PROMPT | Exactly reproduce the lines that follow.

SUPPLIED INFORMATION |
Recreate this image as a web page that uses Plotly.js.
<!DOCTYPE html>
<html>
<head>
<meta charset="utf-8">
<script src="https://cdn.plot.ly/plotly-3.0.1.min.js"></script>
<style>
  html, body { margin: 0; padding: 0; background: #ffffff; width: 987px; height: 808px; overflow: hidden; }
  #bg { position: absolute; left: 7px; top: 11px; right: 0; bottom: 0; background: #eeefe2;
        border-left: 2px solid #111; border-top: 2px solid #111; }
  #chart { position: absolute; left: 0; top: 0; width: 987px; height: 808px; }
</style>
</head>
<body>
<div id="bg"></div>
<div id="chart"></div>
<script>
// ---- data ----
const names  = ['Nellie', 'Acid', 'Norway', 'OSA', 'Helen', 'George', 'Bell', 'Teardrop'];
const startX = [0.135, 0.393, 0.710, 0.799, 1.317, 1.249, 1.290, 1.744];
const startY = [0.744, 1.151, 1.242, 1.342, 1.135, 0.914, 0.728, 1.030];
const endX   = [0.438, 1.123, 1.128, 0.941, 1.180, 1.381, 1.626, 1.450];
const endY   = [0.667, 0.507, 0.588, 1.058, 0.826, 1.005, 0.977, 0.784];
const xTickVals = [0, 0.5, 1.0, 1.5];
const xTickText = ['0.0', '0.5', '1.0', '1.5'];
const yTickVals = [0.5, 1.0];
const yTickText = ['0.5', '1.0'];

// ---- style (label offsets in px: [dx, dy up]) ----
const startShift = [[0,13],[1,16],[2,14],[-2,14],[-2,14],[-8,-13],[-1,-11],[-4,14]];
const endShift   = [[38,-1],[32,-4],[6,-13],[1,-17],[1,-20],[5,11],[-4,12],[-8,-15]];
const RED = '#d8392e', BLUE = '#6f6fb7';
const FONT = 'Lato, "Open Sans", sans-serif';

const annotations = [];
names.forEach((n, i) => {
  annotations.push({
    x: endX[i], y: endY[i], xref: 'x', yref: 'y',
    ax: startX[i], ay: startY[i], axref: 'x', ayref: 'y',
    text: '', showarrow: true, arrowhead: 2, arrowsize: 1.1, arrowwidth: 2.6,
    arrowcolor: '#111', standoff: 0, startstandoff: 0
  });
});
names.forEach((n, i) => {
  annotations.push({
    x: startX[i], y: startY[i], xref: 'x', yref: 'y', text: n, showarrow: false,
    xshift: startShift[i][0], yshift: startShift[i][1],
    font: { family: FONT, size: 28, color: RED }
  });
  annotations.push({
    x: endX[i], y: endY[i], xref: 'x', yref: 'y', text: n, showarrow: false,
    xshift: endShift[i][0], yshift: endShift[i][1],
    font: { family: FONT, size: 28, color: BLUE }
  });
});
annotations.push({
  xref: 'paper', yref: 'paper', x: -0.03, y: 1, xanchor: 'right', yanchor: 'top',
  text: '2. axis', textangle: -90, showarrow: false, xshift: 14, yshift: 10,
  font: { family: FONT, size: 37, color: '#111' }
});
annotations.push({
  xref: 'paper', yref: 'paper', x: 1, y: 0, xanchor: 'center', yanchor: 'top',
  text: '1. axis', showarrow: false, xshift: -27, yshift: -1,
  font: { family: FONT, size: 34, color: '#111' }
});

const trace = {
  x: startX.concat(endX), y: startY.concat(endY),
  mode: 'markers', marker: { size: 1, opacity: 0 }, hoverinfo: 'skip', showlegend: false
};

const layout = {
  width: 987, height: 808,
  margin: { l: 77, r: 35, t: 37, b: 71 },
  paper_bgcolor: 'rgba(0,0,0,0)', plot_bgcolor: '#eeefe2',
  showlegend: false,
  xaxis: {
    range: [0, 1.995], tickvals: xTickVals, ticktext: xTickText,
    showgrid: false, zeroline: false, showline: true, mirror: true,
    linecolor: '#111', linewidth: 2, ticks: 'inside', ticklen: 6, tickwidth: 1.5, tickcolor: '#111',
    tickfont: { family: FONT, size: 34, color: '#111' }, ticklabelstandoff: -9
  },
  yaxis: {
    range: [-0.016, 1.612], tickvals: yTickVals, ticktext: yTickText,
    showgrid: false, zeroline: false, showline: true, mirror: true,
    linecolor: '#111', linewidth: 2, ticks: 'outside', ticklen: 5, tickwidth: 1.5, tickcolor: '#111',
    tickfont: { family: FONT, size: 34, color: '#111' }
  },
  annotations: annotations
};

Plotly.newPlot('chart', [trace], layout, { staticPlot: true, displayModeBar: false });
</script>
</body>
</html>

ANSWER |
Recreate this image as a web page that uses Plotly.js.
<!DOCTYPE html>
<html>
<head>
<meta charset="utf-8">
<script src="https://cdn.plot.ly/plotly-3.0.1.min.js"></script>
<style>
  html, body { margin: 0; padding: 0; background: #ffffff; width: 987px; height: 808px; overflow: hidden; }
  #bg { position: absolute; left: 7px; top: 11px; right: 0; bottom: 0; background: #eeefe2;
        border-left: 2px solid #111; border-top: 2px solid #111; }
  #chart { position: absolute; left: 0; top: 0; width: 987px; height: 808px; }
</style>
</head>
<body>
<div id="bg"></div>
<div id="chart"></div>
<script>
// ---- data ----
const names  = ['Nellie', 'Acid', 'Norway', 'OSA', 'Helen', 'George', 'Bell', 'Teardrop'];
const startX = [0.135, 0.393, 0.710, 0.799, 1.317, 1.249, 1.290, 1.744];
const startY = [0.744, 1.151, 1.242, 1.342, 1.135, 0.914, 0.728, 1.030];
const endX   = [0.438, 1.123, 1.128, 0.941, 1.180, 1.381, 1.626, 1.450];
const endY   = [0.667, 0.507, 0.588, 1.058, 0.826, 1.005, 0.977, 0.784];
const xTickVals = [0, 0.5, 1.0, 1.5];
const xTickText = ['0.0', '0.5', '1.0', '1.5'];
const yTickVals = [0.5, 1.0];
const yTickText = ['0.5', '1.0'];

// ---- style (label offsets in px: [dx, dy up]) ----
const startShift = [[0,13],[1,16],[2,14],[-2,14],[-2,14],[-8,-13],[-1,-11],[-4,14]];
const endShift   = [[38,-1],[32,-4],[6,-13],[1,-17],[1,-20],[5,11],[-4,12],[-8,-15]];
const RED = '#d8392e', BLUE = '#6f6fb7';
const FONT = 'Lato, "Open Sans", sans-serif';

const annotations = [];
names.forEach((n, i) => {
  annotations.push({
    x: endX[i], y: endY[i], xref: 'x', yref: 'y',
    ax: startX[i], ay: startY[i], axref: 'x', ayref: 'y',
    text: '', showarrow: true, arrowhead: 2, arrowsize: 1.1, arrowwidth: 2.6,
    arrowcolor: '#111', standoff: 0, startstandoff: 0
  });
});
names.forEach((n, i) => {
  annotations.push({
    x: startX[i], y: startY[i], xref: 'x', yref: 'y', text: n, showarrow: false,
    xshift: startShift[i][0], yshift: startShift[i][1],
    font: { family: FONT, size: 28, color: RED }
  });
  annotations.push({
    x: endX[i], y: endY[i], xref: 'x', yref: 'y', text: n, showarrow: false,
    xshift: endShift[i][0], yshift: endShift[i][1],
    font: { family: FONT, size: 28, color: BLUE }
  });
});
annotations.push({
  xref: 'paper', yref: 'paper', x: -0.03, y: 1, xanchor: 'right', yanchor: 'top',
  text: '2. axis', textangle: -90, showarrow: false, xshift: 14, yshift: 10,
  font: { family: FONT, size: 37, color: '#111' }
});
annotations.push({
  xref: 'paper', yref: 'paper', x: 1, y: 0, xanchor: 'center', yanchor: 'top',
  text: '1. axis', showarrow: false, xshift: -27, yshift: -1,
  font: { family: FONT, size: 34, color: '#111' }
});

const trace = {
  x: startX.concat(endX), y: startY.concat(endY),
  mode: 'markers', marker: { size: 1, opacity: 0 }, hoverinfo: 'skip', showlegend: false
};

const layout = {
  width: 987, height: 808,
  margin: { l: 77, r: 35, t: 37, b: 71 },
  paper_bgcolor: 'rgba(0,0,0,0)', plot_bgcolor: '#eeefe2',
  showlegend: false,
  xaxis: {
    range: [0, 1.995], tickvals: xTickVals, ticktext: xTickText,
    showgrid: false, zeroline: false, showline: true, mirror: true,
    linecolor: '#111', linewidth: 2, ticks: 'inside', ticklen: 6, tickwidth: 1.5, tickcolor: '#111',
    tickfont: { family: FONT, size: 34, color: '#111' }, ticklabelstandoff: -9
  },
  yaxis: {
    range: [-0.016, 1.612], tickvals: yTickVals, ticktext: yTickText,
    showgrid: false, zeroline: false, showline: true, mirror: true,
    linecolor: '#111', linewidth: 2, ticks: 'outside', ticklen: 5, tickwidth: 1.5, tickcolor: '#111',
    tickfont: { family: FONT, size: 34, color: '#111' }
  },
  annotations: annotations
};

Plotly.newPlot('chart', [trace], layout, { staticPlot: true, displayModeBar: false });
</script>
</body>
</html>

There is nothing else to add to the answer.